WHO: This is an early role for Jean-Louis Trintignant, in this case playing opposite Brigitte Bardot.
WHAT: I think it would be difficult to find a serious critic willing to go to bat for this as a truly great film; Kevin B. Lee concisely outlined most of the film's limitations as well as strengths in one of his early Shooting Down Pictures videos; if you'd rather read than hear his illustrated essay, the transcript is here. I wouldn't know how to make a case for it as a successful film in any meaningful way, although it was successful financially in its day and successful in helping get the gears turning on the beginning of the French New Wave. Unlike Godard, Truffaut, Rohmer, Rivette & Chabrol, director Roger Vadim never wrote for Cahiers du Cinéma, but because he was able to make such a splash with his first feature before age thirty he became an inspiration to these cineastes (Godard and Truffaut both singled out ...And God Created Woman for praise), and to French financiers looking to tap into market desires for films by youthful directors.

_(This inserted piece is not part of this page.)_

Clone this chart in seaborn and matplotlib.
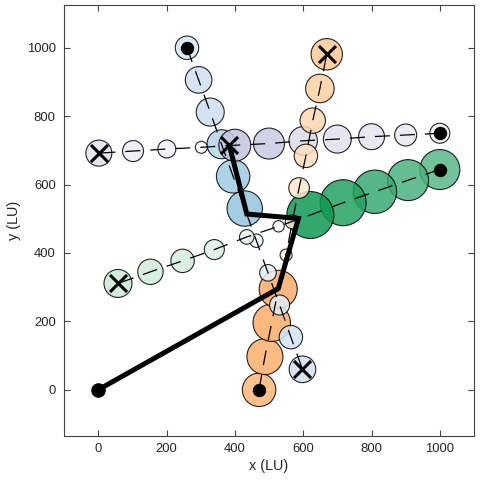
import matplotlib
matplotlib.use("Agg")
import numpy as np
import pandas as pd
import matplotlib.pyplot as plt
import seaborn as sns
from matplotlib.colors import LinearSegmentedColormap

# ---------------- data ----------------
# w: squared circle radius (size variable), c: colour level (0..1)
purple_x = [1000, 900, 800, 700, 600, 500, 400, 302, 201, 102, 2]
purple_y = [750, 745, 740, 733, 728, 720, 715, 709, 704, 698, 692]
purple_w = [100, 121, 169, 196, 202, 240, 256, 36, 81, 110, 169]
purple_c = [0.10, 0.16, 0.19, 0.21, 0.24, 0.32, 0.34, 0.02, 0.10, 0.14, 0.20]

blue_x = [260, 294, 328, 361, 395, 429, 463, 497, 531, 564, 598]
blue_y = [1000, 906, 812, 718, 624, 530, 436, 342, 248, 154, 60]
blue_w = [137, 177, 196, 210, 279, 313, 45, 69, 100, 137, 177]
blue_c = [0.15, 0.20, 0.22, 0.30, 0.37, 0.40, 0.02, 0.08, 0.12, 0.18, 0.20]

orange_x = [471, 488, 508, 527, 550, 568, 588, 608, 628, 649, 669]
orange_y = [0, 97, 196, 294, 394, 491, 590, 684, 787, 881, 981]
orange_w = [279, 324, 350, 361, 36, 49, 106, 137, 161, 204, 246]
orange_c = [0.34, 0.37, 0.38, 0.38, 0.03, 0.10, 0.12, 0.17, 0.21, 0.25, 0.28]

green_x = [1000, 907, 810, 717, 621, 528, 435, 340, 247, 153, 58]
green_y = [644, 613, 579, 547, 511, 478, 447, 410, 377, 345, 311]
green_w = [400, 420, 471, 529, 552, 32, 53, 100, 137, 161, 196]
green_c = [0.67, 0.73, 0.80, 0.89, 0.97, 0.02, 0.10, 0.14, 0.17, 0.19, 0.22]

path_x = [0, 527, 586, 435, 384]
path_y = [0, 296, 501, 514, 715]

x_ticks = [0, 200, 400, 600, 800, 1000]
y_ticks = [0, 200, 400, 600, 800, 1000]
x_label = "x (LU)"
y_label = "y (LU)"

# ---------------- style ----------------
sns.set_theme(style="ticks")
plt.rcParams["font.family"] = ["Liberation Sans", "DejaVu Sans"]

fig = plt.figure(figsize=(4.83, 4.82), dpi=100)
ax = fig.add_axes([64 / 483, 1 - 436 / 482, 410 / 483, 431 / 482])

green_cmap = LinearSegmentedColormap.from_list("grn", ["#ffffff", "#08954f"])
trajs = [
    ("purple", plt.get_cmap("Purples"), purple_x, purple_y, purple_w, purple_c),
    ("blue", plt.get_cmap("Blues"), blue_x, blue_y, blue_w, blue_c),
    ("orange", plt.get_cmap("Oranges"), orange_x, orange_y, orange_w, orange_c),
    ("green", green_cmap, green_x, green_y, green_w, green_c),
]

rows = []
palette = {}
for order, (name, cmap, xs, ys, ws, cs) in enumerate(trajs):
    for t, (x, y, w, c) in enumerate(zip(xs, ys, ws, cs)):
        key = f"{name}_{t}"
        palette[key] = cmap(c)
        rows.append(dict(key=key, order=order, step=t, x=x, y=y, w=w))
df = pd.DataFrame(rows).sort_values(["step", "order"]).reset_index(drop=True)

area_per_w = (2 * 0.72) ** 2  # w is squared radius in px
sns.scatterplot(data=df, x="x", y="y", hue="key", palette=palette,
                size="w", sizes=(0, area_per_w * 600), size_norm=(0, 600),
                alpha=0.85, edgecolor="black", linewidth=0.8,
                legend=False, ax=ax, zorder=2)

for name, cmap, xs, ys, ws, cs in trajs:
    sns.lineplot(x=xs, y=ys, sort=False, estimator=None, color="black",
                 lw=0.9, linestyle=(0, (12, 8)), ax=ax, zorder=3)

start_x = [t[2][0] for t in trajs]
start_y = [t[3][0] for t in trajs]
end_x = [t[2][-1] for t in trajs]
end_y = [t[3][-1] for t in trajs]
sns.scatterplot(x=start_x, y=start_y, color="black", s=93, edgecolor="black",
                linewidth=0, ax=ax, zorder=4, legend=False)
sns.scatterplot(x=end_x, y=end_y, color="black", marker="x", s=150,
                linewidth=2.2, ax=ax, zorder=4, legend=False)

# black reference path
sns.lineplot(x=path_x, y=path_y, sort=False, estimator=None, color="black",
             lw=3.6, ax=ax, zorder=5, solid_joinstyle="miter")
sns.scatterplot(x=path_x[:1], y=path_y[:1], color="black", s=110,
                linewidth=0, ax=ax, zorder=6, legend=False)
sns.scatterplot(x=path_x[-1:], y=path_y[-1:], color="black", marker="x", s=150,
                linewidth=2.2, ax=ax, zorder=6, legend=False)

# ---------------- axes ----------------
ax.set_xlim(-100, 1100)
ax.set_ylim(-135, 1125)
ax.set_xticks(x_ticks)
ax.set_yticks(y_ticks)
ax.tick_params(direction="in", top=True, right=True, length=4, width=0.8,
               color="#444444", labelsize=9.4, labelcolor="#262626")
ax.tick_params(axis="x", pad=5)
ax.tick_params(axis="y", pad=6)
for sp in ax.spines.values():
    sp.set_color("#444444")
    sp.set_linewidth(0.8)
ax.set_xlabel(x_label, fontsize=10.4, color="#262626", labelpad=3)
ax.set_ylabel(y_label, fontsize=10.4, color="#262626", labelpad=4)

fig.savefig("out.png", dpi=100)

There is something interesting about the film's mise en scène nonetheless. Richard Neupert in his A History of the French New Wave quotes Vadim as saying, "Our generation does not want to retell stories with the same vocabulary that has been used for so long and that not even the neorealists could escape: long shot, medium shot, close up, shot/reverse shot. It has become a nightmare. All films look the same." In ...And God Created Woman the director almost completely eschews close-ups and the shot/reverse shot schematic, building his visual style almost completely out of medium shots and especially long shots, reminiscent perhaps of a Jacques Tati film of the 1950s. Of course this style of filmmaking is no longer very unusual at all especially on the international festival circuit, and directors like Tsai Ming-Liang and Lisandro Alonso have pushed it even further, and to more apparent aesthetic purpose than Vadim's (which seems largely engineered to show off his Saint-Tropez locations, and perhaps to emphasize his stars' bodies over their faces. At any rate it makes what seems to most viewers today to be a rather routine family drama with some uncomfortable social and political undercurrents more than just that for those carefully attuned to how the camera is being used to capture the cast.
WHERE/WHEN: Screens tonight only at the Pacific Film Archive in Berkeley. 6:30 PM.
WHY: ...And God Created Woman marks the beginning of the PFA's eleven-film retrospective for the actor currently on minds and screens thanks to his turn in Amour, that lasts this month and next. The series has its share of great films, such as Rohmer's My Night At Maud's, Bertolucci's The Conformist and Robbe-Grillet's Trans-Europ Express. But any good retrospective should include work that shows a range of quality so as not to give the impression that its subject was only involved in masterpieces. So although I appreciate the the opportunities to rewatch favorite films with Trintignant's performances particularly held in mind, I'm just as curious to see how react to films I haven't cared for before (perhaps because I've seen them only on video) like ...And God Created Woman and Z, and to see relatively lesser-known works like The Outside Man, which also plays the Castro March 8th, on a double-bill with The Terminator for some reason.
HOW: 35mm print imported from Institut Français.